Friday, July 3, 2009

Burmese elite enjoy times of plenty

By Amy Kazmin

(FT) -It’s nearly midnight on Saturday and the dance floor of DJ’s Bar in Rangoon is packed with Burmese youth, grooving to throbbing house music as red, green and yellow light beams flash and slice across the room.

The revellers – young men with hair gelled into modish styles and young women wearing mini-skirts and clutching mobile phones – have each paid a $10 cover charge to enter, a steep price in a land where university lecturers earn just $80 (£50, €57) a month.

Yet the hefty charges are no barrier for these affluent, well connected members of an emergent Burmese elite with money to burn.

“People are spending money – and it’s not just a half a dozen of the regime cronies,” says one foreign diplomat in Rangoon.

Burma’s resource-rich economy, a treasure trove of natural gas, precious gems and valuable hardwood, has long been squeezed by the twin pressures of western sanctions and a military junta with a weak grasp of economics and little faith in civilian technocrats.

That no-win combination has left most of Burma’s 52m people struggling to get by, with their frustration boiling over into mass protests in 2007.

Yet amid the widespread hardship, Rangoon, the dilapidated former colonial capital, is acquiring a veneer of wealth, as a privileged elite enjoys unprecedented times of plenty, two decades after the military abandoned its autarkic “Burmese way to socialism”.

Today, Burmese with the right military connections are profiting from access to natural resources, government construction contracts and privileges including the right to engage in international trade, still tightly controlled by the regime.

In the commodity boom, Burma’s agricultural exports soared to $2bn, up from $300m a few years earlier, doing little for farmers, but enriching urban traders. “There is economic activity going on,” the foreign diplomat said. “The vast majority of trade is with Burma’s immediate neighbours, and there is a lot of investment and a lot of exports.”

Growth in tourism and other forms of commerce has created a small cadre of professionals. “More people are getting management roles and seeing salaries rise,” said the diplomat.

Meanwhile, signs of affluence are everywhere. Stylish-looking new condominiums are sprouting near the city’s lakes, and prime real estate prices have tripled over the past five years. Colonial-era wooden bungalows are being replaced by ostentatious mansions with Greco-Roman columns.

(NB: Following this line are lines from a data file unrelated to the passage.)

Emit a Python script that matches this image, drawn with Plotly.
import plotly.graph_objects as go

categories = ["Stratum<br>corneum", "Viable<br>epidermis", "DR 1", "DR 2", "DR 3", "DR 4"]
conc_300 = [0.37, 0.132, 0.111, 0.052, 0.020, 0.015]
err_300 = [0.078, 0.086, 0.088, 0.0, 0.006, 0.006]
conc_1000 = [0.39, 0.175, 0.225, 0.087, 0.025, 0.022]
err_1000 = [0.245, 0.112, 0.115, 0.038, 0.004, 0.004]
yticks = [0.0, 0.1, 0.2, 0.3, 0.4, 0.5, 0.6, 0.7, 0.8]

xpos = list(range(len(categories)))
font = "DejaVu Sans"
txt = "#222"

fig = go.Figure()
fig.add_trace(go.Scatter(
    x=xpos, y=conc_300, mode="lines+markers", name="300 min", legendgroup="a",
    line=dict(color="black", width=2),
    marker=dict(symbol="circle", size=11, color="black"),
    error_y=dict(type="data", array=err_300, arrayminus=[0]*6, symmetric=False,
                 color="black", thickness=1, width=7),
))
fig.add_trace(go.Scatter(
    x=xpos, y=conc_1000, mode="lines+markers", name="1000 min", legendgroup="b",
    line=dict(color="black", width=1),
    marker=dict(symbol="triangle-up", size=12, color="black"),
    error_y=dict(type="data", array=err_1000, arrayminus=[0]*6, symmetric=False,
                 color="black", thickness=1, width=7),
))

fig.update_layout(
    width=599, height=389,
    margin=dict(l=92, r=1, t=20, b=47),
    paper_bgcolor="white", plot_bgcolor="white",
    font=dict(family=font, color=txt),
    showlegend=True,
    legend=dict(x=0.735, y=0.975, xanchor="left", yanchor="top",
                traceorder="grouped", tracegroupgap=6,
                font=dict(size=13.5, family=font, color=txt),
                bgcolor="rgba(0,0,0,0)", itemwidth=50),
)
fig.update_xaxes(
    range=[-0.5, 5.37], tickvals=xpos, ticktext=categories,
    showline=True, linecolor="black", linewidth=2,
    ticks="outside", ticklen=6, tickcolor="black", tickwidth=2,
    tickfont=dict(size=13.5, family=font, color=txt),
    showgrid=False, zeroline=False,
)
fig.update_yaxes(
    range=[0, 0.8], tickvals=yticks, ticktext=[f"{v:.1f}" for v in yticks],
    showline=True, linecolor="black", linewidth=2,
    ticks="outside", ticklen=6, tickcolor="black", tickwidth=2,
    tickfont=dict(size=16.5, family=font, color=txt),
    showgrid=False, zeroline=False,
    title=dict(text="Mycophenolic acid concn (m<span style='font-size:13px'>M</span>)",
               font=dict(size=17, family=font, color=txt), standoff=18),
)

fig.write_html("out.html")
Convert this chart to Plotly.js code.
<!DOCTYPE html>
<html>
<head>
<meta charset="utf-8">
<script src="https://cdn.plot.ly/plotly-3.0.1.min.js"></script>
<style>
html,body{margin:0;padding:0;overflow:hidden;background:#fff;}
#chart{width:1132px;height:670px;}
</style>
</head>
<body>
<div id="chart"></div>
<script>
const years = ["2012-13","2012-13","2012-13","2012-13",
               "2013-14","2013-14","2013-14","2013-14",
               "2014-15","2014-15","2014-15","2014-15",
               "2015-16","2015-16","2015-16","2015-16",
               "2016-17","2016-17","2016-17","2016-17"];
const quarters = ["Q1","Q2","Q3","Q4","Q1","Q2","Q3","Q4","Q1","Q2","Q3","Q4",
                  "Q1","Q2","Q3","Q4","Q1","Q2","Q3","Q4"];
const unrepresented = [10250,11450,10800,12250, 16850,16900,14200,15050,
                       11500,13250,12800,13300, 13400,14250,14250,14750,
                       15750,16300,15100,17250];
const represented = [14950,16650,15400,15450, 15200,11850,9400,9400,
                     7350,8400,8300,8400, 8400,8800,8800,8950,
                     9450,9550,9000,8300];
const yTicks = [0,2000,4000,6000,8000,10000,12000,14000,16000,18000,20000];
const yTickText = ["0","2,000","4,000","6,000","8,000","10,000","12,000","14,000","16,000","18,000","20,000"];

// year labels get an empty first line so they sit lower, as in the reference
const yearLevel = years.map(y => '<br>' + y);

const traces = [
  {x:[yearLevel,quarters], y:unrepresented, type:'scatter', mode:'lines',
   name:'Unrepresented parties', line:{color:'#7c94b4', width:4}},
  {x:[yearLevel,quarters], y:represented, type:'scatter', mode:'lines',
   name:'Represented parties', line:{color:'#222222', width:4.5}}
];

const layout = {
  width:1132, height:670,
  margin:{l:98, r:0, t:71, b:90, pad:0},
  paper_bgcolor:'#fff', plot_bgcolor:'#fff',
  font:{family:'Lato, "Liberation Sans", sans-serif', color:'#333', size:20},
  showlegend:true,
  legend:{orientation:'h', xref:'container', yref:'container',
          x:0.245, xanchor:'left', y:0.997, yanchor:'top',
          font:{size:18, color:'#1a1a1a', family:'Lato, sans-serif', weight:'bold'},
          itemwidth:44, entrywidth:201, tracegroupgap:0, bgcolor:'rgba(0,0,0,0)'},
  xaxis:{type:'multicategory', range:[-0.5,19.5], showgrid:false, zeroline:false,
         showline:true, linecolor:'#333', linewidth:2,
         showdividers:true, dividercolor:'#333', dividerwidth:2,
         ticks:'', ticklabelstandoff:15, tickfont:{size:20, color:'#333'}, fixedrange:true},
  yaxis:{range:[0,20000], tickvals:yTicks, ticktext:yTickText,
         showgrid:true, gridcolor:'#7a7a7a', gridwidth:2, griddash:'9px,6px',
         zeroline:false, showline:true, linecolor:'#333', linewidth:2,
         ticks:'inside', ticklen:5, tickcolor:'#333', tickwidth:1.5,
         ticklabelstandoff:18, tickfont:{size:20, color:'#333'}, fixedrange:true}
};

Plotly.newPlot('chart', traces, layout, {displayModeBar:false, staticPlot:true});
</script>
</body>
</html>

Young men drive souped-up Jeeps painted lemon yellow or ultra-violet while their elders display their wealth in expensive imported Land Cruisers and Pajeros. Swanky boutiques proliferate, with names such as the Sky Princess beauty salon, We and We interior design, and She Shines jewellery.

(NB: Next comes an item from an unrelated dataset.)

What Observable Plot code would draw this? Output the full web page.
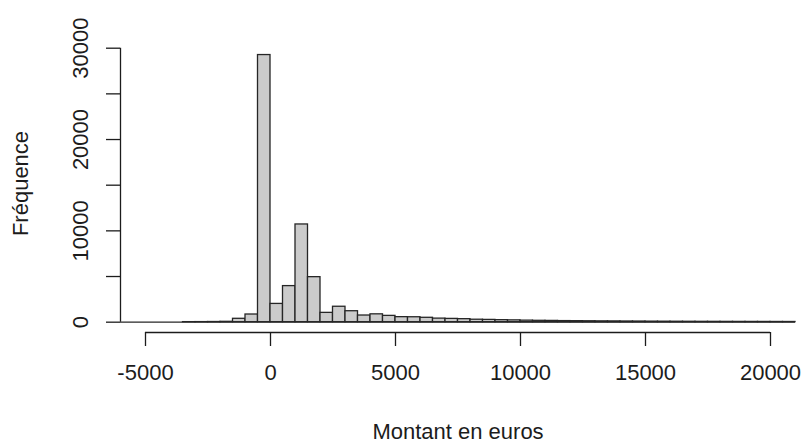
<!DOCTYPE html>
<html>
<head>
<meta charset="utf-8">
<script src="https://cdn.jsdelivr.net/npm/d3@7"></script>
<script src="https://cdn.jsdelivr.net/npm/@observablehq/plot@0.6"></script>
<style>
  body { margin: 0; background: #ffffff; }
  #chart svg { display: block; }
</style>
</head>
<body>
<div id="chart"></div>
<script>
// Histogram of amounts: 500-euro bins starting at -6000
const binStart = -6000;
const binWidth = 500;
const counts = [
  0, 0, 0, 0, 0, 5, 10, 20, 40, 370, 840, 29250, 2000, 3950, 10700, 4930,
  1020, 1690, 1200, 730, 860, 690, 550, 540, 480, 390, 360, 330, 270, 250, 220, 200,
  170, 150, 140, 120, 110, 100, 90, 85, 75, 70, 60, 55, 50, 45, 40, 38, 35, 32, 30, 28, 25, 22
];

// Axis ticks and labels
const xTicks = [-5000, 0, 5000, 10000, 15000, 20000];
const yTicks = [0, 5000, 10000, 15000, 20000, 25000, 30000];
const yLabels = [0, 10000, 20000, 30000];
const xTitle = "Montant en euros";
const yTitle = "Fréquence";

const bins = counts.map((n, i) => ({
  x1: binStart + i * binWidth,
  x2: binStart + (i + 1) * binWidth,
  n
}));

const xDomain = [binStart, binStart + counts.length * binWidth];
const yDomain = [-1130, 30405];
const font = "'Liberation Sans', Arial, Helvetica, sans-serif";
const ink = "#1c1c1c";

const chart = Plot.plot({
  width: 804,
  height: 442,
  marginLeft: 120,
  marginRight: 9,
  marginTop: 44,
  marginBottom: 110,
  x: { domain: xDomain, axis: null },
  y: { domain: yDomain, axis: null },
  style: { fontFamily: font, fontSize: "22px", background: "#ffffff", color: ink },
  marks: [
    // bars (empty bins collapse onto the baseline below)
    Plot.rectY(bins, {
      x1: "x1", x2: "x2", y1: 0, y2: "n",
      fill: "#cbcbcb", stroke: "#262626", strokeWidth: 1.3
    }),
    Plot.ruleY([0], { x1: xDomain[0], x2: xDomain[1], stroke: "#262626", strokeWidth: 1.3 }),
    // x axis: line from first to last tick, ticks and labels
    Plot.ruleY([yDomain[0]], {
      x1: xTicks[0], x2: xTicks[xTicks.length - 1], stroke: ink, strokeWidth: 1.3
    }),
    Plot.axisX(xTicks, {
      anchor: "bottom", tickSize: 14, tickPadding: 18, strokeWidth: 1.3,
      tickFormat: d => String(d), fontSize: 22, label: null, fill: ink
    }),
    // y axis: line, ticks, rotated labels
    Plot.ruleX([binStart], {
      y1: yTicks[0], y2: yTicks[yTicks.length - 1], stroke: ink, strokeWidth: 1.3
    }),
    Plot.axisY(yTicks, {
      anchor: "left", tickSize: 14, strokeWidth: 1.3, tickFormat: () => "", label: null
    }),
    Plot.text(yLabels, {
      y: d => d, text: d => String(d), frameAnchor: "left", dx: -33,
      rotate: -90, textAnchor: "middle", lineAnchor: "bottom", fontSize: 22, fill: ink
    }),
    // axis titles
    Plot.text([xTitle], {
      frameAnchor: "bottom", dy: 106, textAnchor: "middle", lineAnchor: "bottom",
      fontSize: 22, fill: ink
    }),
    Plot.text([yTitle], {
      frameAnchor: "left", dx: -93, dy: -5, rotate: -90, textAnchor: "middle",
      lineAnchor: "bottom", fontSize: 22, fill: ink
    })
  ]
});

document.getElementById("chart").appendChild(chart);
</script>
</body>
</html>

Yet some savvy Burmese business people say Rangoon’s spurt of highly conspicuous consumption reflects the economy’s deep malaise – including its dysfunctional banking system and rampant inflation – rather than its fundamental health.

Although Burma has about a dozen private banks, they are hampered by regime rules that cap their deposit-taking at just 10 per cent of their paid-in capital, preventing them from channelling surplus household cash into productive investment. According to the IMF, the ratio of bank deposits, and credit to the private sector, to gross domestic product has fallen sharply over the past eight years.

With inflation running at about 30 per cent, many Burmese are pouring their surplus cash into hard assets that they feel will at least hold their value – if not appreciate. “You can’t put it in the bank so you put your money in cars or a nice new house to keep the value of the money,” said one business person.

But Burma’s asset bubble may be about to burst. Many of the Rangoon condos have been developed by companies that received prime urban land as part of their payment for helping to build the junta’s new capital city far to the north and its $3.5bn new airport. Many of the units are unsold, leaving the companies struggling to recover costs.

Senior General Than Shwe, the junta’s head, has apparently ordered the government to balance its budget, which has been in deficit for years, ahead of the regime’s planned elections next year, which could create a squeeze on liquidity and bring the spending spree to a halt.

“No one is getting any more money,” said one economist. “Businessmen are also quite fed up. They want change.”